Unions representing workers in Canadian prisons, at the borders, in the federal justice system, and serving veterans say the federal government has some explaining — and listening — to do when it comes to how cuts are putting public safety at risk.
The leaders of the Union of Solicitor General Employees (USGE), the Union of Canadian Correctional Officers (UCCO-SACC-CSN), the Customs and Immigration Union (CIU), the Union of Veterans Affairs Employees (UVAE) and the Association des membres de la Police Montée du Québec (AMPMQ), which together represent more than 33,000 workers in the field of public safety, are teaming up to organize a forum on public safety in Ottawa this fall. Public Safety Minister Vic Toews has declined an invitation to attend.
“In the face of so little information from the government, we feel it is our responsibility to share what we are learning,” said UCCO-SACC-CSN president Pierre Mallette, whose members serve as correctional officers in federal penitentiaries across the country. “It is unfortunate that the minister chose not to consult us before imposing these cuts. Now we hope he’ll at least listen to our concerns about what they will mean,” he added.
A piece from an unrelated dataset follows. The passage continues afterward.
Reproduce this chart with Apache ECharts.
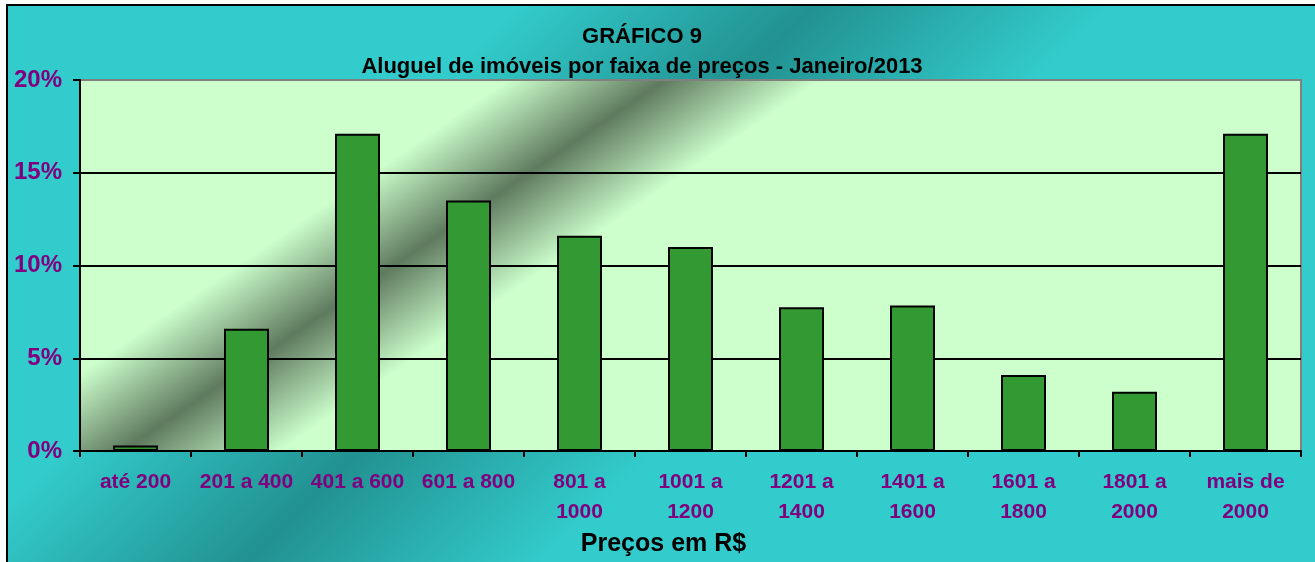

USGE president John Edmunds says that because of the cuts, parole officers working in federal penitentiaries who are already stretched beyond capacity now have to take on even bigger caseloads. In maximum security institutions, for example, caseloads have increased from 25 to 30 offenders for each parole officer.
“This makes no sense and will inevitably put our members and community safety at risk,” he said.
Mallette says his members and the public are at risk because of cuts that will leave federal penitentiaries even more overcrowded.
“We know from experience that when prison living conditions are deteriorating, we no longer fulfill our rehabilitation mandate, said Pierre Mallette. That’s when we see a revolving door syndrome in federal prisons: the inmates leave the prison, go on committing other crimes and go right back in,” said Mallette. We fear that the federal government cuts will only make this situation worse.”
“At the borders we are seeing big cuts to intelligence work, including sections such as the money laundering unit. What we don’t know is how the government plans to make up for this,” said CIU president Jean-Pierre Fortin.
“When it comes to gun control, illegal drugs and national security the border is Canada’s first line of defence,” said Fortin. “How can the federal government possibly defend decisions to cut back on intelligence work at the borders given the recent shooting sprees in Toronto and Montreal?”
UVAE president Yvan Thauvette said his members are shocked that the government is willing to send soldiers to war but is abdicating its responsibility to provide them the services they need when they return.
“Keeping Canadians safe means treating those who make the biggest sacrifices with respect. Instead, we are seeing services to veterans being cut,” he said.
AMPMQ president Gaetan Delisle says all of the public safety cuts – not just those at the RCMP, impact on the work officers do.
“The Federal Government seems to have abandonned its responsibilities related to public safety. We do not know what will be the impact on public safety,” said Delisle.
The union leaders say they hope the minister will reconsider his decision and agree to attend the forum.
“In the meantime, we are sitting down together to map out how to make this public safety forum as informative as possible,” said Mallette.